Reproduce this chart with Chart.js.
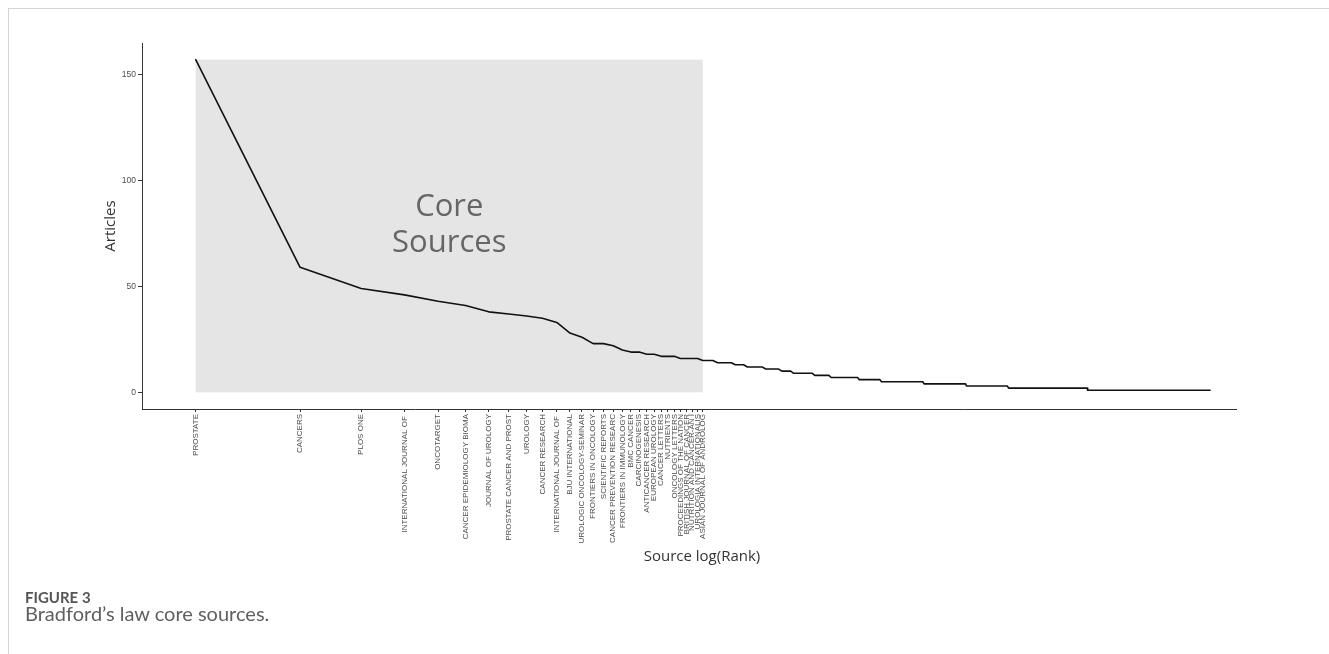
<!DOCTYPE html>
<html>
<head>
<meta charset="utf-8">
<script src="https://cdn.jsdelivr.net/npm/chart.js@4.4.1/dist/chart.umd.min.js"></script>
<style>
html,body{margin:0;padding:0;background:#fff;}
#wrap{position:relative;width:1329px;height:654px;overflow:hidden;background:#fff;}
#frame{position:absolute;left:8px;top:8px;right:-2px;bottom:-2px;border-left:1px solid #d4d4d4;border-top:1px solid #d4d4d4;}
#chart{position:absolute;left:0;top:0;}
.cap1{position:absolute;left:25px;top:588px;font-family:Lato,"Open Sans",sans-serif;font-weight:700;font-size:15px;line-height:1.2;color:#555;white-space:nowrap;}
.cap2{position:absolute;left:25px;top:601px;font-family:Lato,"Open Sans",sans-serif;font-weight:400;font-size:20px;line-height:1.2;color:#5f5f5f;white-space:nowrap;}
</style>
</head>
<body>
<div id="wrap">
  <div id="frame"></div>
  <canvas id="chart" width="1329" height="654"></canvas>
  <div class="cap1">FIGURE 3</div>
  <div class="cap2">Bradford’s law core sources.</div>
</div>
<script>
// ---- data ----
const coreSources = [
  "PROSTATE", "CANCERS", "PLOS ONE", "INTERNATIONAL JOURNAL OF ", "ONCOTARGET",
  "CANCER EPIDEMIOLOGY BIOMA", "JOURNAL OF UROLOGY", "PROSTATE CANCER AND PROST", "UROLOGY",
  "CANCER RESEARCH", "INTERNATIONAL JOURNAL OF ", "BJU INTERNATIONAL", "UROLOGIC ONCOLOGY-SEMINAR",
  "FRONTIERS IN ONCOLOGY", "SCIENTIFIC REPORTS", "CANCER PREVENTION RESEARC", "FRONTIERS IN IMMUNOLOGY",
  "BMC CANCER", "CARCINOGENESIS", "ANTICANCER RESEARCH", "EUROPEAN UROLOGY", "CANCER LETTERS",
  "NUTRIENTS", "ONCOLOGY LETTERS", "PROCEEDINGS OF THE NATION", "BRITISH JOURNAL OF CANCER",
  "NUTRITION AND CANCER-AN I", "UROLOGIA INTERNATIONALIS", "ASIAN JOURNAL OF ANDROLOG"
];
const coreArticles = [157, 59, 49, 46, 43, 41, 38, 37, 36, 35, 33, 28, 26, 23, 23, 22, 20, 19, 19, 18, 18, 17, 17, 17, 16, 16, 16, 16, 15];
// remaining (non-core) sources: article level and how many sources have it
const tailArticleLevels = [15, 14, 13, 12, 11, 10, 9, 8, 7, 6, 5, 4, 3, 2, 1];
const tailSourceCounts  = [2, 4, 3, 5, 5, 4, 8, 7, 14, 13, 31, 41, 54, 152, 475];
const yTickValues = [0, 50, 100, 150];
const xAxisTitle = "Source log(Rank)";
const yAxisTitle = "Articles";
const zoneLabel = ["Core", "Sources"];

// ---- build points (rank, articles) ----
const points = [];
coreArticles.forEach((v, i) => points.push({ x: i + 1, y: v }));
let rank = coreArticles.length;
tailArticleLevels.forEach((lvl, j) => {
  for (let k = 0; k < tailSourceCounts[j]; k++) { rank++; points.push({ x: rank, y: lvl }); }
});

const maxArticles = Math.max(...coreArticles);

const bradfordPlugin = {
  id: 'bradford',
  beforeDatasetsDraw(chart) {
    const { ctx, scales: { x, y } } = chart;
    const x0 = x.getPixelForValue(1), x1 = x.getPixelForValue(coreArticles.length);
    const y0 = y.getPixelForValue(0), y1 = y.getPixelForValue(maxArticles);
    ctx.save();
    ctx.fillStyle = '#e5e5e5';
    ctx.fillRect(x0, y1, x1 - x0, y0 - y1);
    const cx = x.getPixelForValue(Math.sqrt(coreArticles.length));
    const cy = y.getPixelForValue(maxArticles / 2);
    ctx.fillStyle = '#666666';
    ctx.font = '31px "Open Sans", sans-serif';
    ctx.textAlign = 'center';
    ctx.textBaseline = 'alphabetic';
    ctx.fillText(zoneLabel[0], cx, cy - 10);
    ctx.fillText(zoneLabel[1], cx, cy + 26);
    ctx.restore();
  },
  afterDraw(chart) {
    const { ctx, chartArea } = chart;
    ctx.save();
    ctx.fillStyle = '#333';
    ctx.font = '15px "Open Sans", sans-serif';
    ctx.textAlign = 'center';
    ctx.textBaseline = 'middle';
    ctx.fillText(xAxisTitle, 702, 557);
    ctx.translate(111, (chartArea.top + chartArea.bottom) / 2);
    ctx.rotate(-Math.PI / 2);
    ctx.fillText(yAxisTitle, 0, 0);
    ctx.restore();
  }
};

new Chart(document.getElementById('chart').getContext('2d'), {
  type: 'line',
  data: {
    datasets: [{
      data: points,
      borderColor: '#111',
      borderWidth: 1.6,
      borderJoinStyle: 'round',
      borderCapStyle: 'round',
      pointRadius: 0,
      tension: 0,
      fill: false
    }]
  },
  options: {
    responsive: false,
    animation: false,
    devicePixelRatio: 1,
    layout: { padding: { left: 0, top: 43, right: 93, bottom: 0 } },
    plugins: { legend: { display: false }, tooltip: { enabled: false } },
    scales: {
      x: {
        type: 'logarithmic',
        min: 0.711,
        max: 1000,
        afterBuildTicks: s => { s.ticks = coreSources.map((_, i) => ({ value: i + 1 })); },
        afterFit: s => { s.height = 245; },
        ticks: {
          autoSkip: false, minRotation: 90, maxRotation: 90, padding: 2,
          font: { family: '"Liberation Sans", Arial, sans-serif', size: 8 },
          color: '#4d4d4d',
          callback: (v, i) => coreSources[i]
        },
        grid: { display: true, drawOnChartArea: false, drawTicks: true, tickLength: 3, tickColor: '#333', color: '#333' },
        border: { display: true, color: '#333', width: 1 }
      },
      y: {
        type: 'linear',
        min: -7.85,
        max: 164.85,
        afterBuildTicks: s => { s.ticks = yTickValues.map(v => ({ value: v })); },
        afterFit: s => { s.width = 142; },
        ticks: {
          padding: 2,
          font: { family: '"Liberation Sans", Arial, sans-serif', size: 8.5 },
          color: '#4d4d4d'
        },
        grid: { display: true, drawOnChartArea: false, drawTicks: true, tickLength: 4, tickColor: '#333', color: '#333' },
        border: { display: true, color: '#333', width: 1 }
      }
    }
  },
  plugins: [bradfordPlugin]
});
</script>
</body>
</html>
◆ ◆ ◆ ◆ ◆
● YOUR TASK: Write the full listing out again with every line unchanged, but include no pictures.

● ANSWER IN FULL:
Reproduce this chart with Chart.js.
<!DOCTYPE html>
<html>
<head>
<meta charset="utf-8">
<script src="https://cdn.jsdelivr.net/npm/chart.js@4.4.1/dist/chart.umd.min.js"></script>
<style>
html,body{margin:0;padding:0;background:#fff;}
#wrap{position:relative;width:1329px;height:654px;overflow:hidden;background:#fff;}
#frame{position:absolute;left:8px;top:8px;right:-2px;bottom:-2px;border-left:1px solid #d4d4d4;border-top:1px solid #d4d4d4;}
#chart{position:absolute;left:0;top:0;}
.cap1{position:absolute;left:25px;top:588px;font-family:Lato,"Open Sans",sans-serif;font-weight:700;font-size:15px;line-height:1.2;color:#555;white-space:nowrap;}
.cap2{position:absolute;left:25px;top:601px;font-family:Lato,"Open Sans",sans-serif;font-weight:400;font-size:20px;line-height:1.2;color:#5f5f5f;white-space:nowrap;}
</style>
</head>
<body>
<div id="wrap">
  <div id="frame"></div>
  <canvas id="chart" width="1329" height="654"></canvas>
  <div class="cap1">FIGURE 3</div>
  <div class="cap2">Bradford’s law core sources.</div>
</div>
<script>
// ---- data ----
const coreSources = [
  "PROSTATE", "CANCERS", "PLOS ONE", "INTERNATIONAL JOURNAL OF ", "ONCOTARGET",
  "CANCER EPIDEMIOLOGY BIOMA", "JOURNAL OF UROLOGY", "PROSTATE CANCER AND PROST", "UROLOGY",
  "CANCER RESEARCH", "INTERNATIONAL JOURNAL OF ", "BJU INTERNATIONAL", "UROLOGIC ONCOLOGY-SEMINAR",
  "FRONTIERS IN ONCOLOGY", "SCIENTIFIC REPORTS", "CANCER PREVENTION RESEARC", "FRONTIERS IN IMMUNOLOGY",
  "BMC CANCER", "CARCINOGENESIS", "ANTICANCER RESEARCH", "EUROPEAN UROLOGY", "CANCER LETTERS",
  "NUTRIENTS", "ONCOLOGY LETTERS", "PROCEEDINGS OF THE NATION", "BRITISH JOURNAL OF CANCER",
  "NUTRITION AND CANCER-AN I", "UROLOGIA INTERNATIONALIS", "ASIAN JOURNAL OF ANDROLOG"
];
const coreArticles = [157, 59, 49, 46, 43, 41, 38, 37, 36, 35, 33, 28, 26, 23, 23, 22, 20, 19, 19, 18, 18, 17, 17, 17, 16, 16, 16, 16, 15];
// remaining (non-core) sources: article level and how many sources have it
const tailArticleLevels = [15, 14, 13, 12, 11, 10, 9, 8, 7, 6, 5, 4, 3, 2, 1];
const tailSourceCounts  = [2, 4, 3, 5, 5, 4, 8, 7, 14, 13, 31, 41, 54, 152, 475];
const yTickValues = [0, 50, 100, 150];
const xAxisTitle = "Source log(Rank)";
const yAxisTitle = "Articles";
const zoneLabel = ["Core", "Sources"];

// ---- build points (rank, articles) ----
const points = [];
coreArticles.forEach((v, i) => points.push({ x: i + 1, y: v }));
let rank = coreArticles.length;
tailArticleLevels.forEach((lvl, j) => {
  for (let k = 0; k < tailSourceCounts[j]; k++) { rank++; points.push({ x: rank, y: lvl }); }
});

const maxArticles = Math.max(...coreArticles);

const bradfordPlugin = {
  id: 'bradford',
  beforeDatasetsDraw(chart) {
    const { ctx, scales: { x, y } } = chart;
    const x0 = x.getPixelForValue(1), x1 = x.getPixelForValue(coreArticles.length);
    const y0 = y.getPixelForValue(0), y1 = y.getPixelForValue(maxArticles);
    ctx.save();
    ctx.fillStyle = '#e5e5e5';
    ctx.fillRect(x0, y1, x1 - x0, y0 - y1);
    const cx = x.getPixelForValue(Math.sqrt(coreArticles.length));
    const cy = y.getPixelForValue(maxArticles / 2);
    ctx.fillStyle = '#666666';
    ctx.font = '31px "Open Sans", sans-serif';
    ctx.textAlign = 'center';
    ctx.textBaseline = 'alphabetic';
    ctx.fillText(zoneLabel[0], cx, cy - 10);
    ctx.fillText(zoneLabel[1], cx, cy + 26);
    ctx.restore();
  },
  afterDraw(chart) {
    const { ctx, chartArea } = chart;
    ctx.save();
    ctx.fillStyle = '#333';
    ctx.font = '15px "Open Sans", sans-serif';
    ctx.textAlign = 'center';
    ctx.textBaseline = 'middle';
    ctx.fillText(xAxisTitle, 702, 557);
    ctx.translate(111, (chartArea.top + chartArea.bottom) / 2);
    ctx.rotate(-Math.PI / 2);
    ctx.fillText(yAxisTitle, 0, 0);
    ctx.restore();
  }
};

new Chart(document.getElementById('chart').getContext('2d'), {
  type: 'line',
  data: {
    datasets: [{
      data: points,
      borderColor: '#111',
      borderWidth: 1.6,
      borderJoinStyle: 'round',
      borderCapStyle: 'round',
      pointRadius: 0,
      tension: 0,
      fill: false
    }]
  },
  options: {
    responsive: false,
    animation: false,
    devicePixelRatio: 1,
    layout: { padding: { left: 0, top: 43, right: 93, bottom: 0 } },
    plugins: { legend: { display: false }, tooltip: { enabled: false } },
    scales: {
      x: {
        type: 'logarithmic',
        min: 0.711,
        max: 1000,
        afterBuildTicks: s => { s.ticks = coreSources.map((_, i) => ({ value: i + 1 })); },
        afterFit: s => { s.height = 245; },
        ticks: {
          autoSkip: false, minRotation: 90, maxRotation: 90, padding: 2,
          font: { family: '"Liberation Sans", Arial, sans-serif', size: 8 },
          color: '#4d4d4d',
          callback: (v, i) => coreSources[i]
        },
        grid: { display: true, drawOnChartArea: false, drawTicks: true, tickLength: 3, tickColor: '#333', color: '#333' },
        border: { display: true, color: '#333', width: 1 }
      },
      y: {
        type: 'linear',
        min: -7.85,
        max: 164.85,
        afterBuildTicks: s => { s.ticks = yTickValues.map(v => ({ value: v })); },
        afterFit: s => { s.width = 142; },
        ticks: {
          padding: 2,
          font: { family: '"Liberation Sans", Arial, sans-serif', size: 8.5 },
          color: '#4d4d4d'
        },
        grid: { display: true, drawOnChartArea: false, drawTicks: true, tickLength: 4, tickColor: '#333', color: '#333' },
        border: { display: true, color: '#333', width: 1 }
      }
    }
  },
  plugins: [bradfordPlugin]
});
</script>
</body>
</html>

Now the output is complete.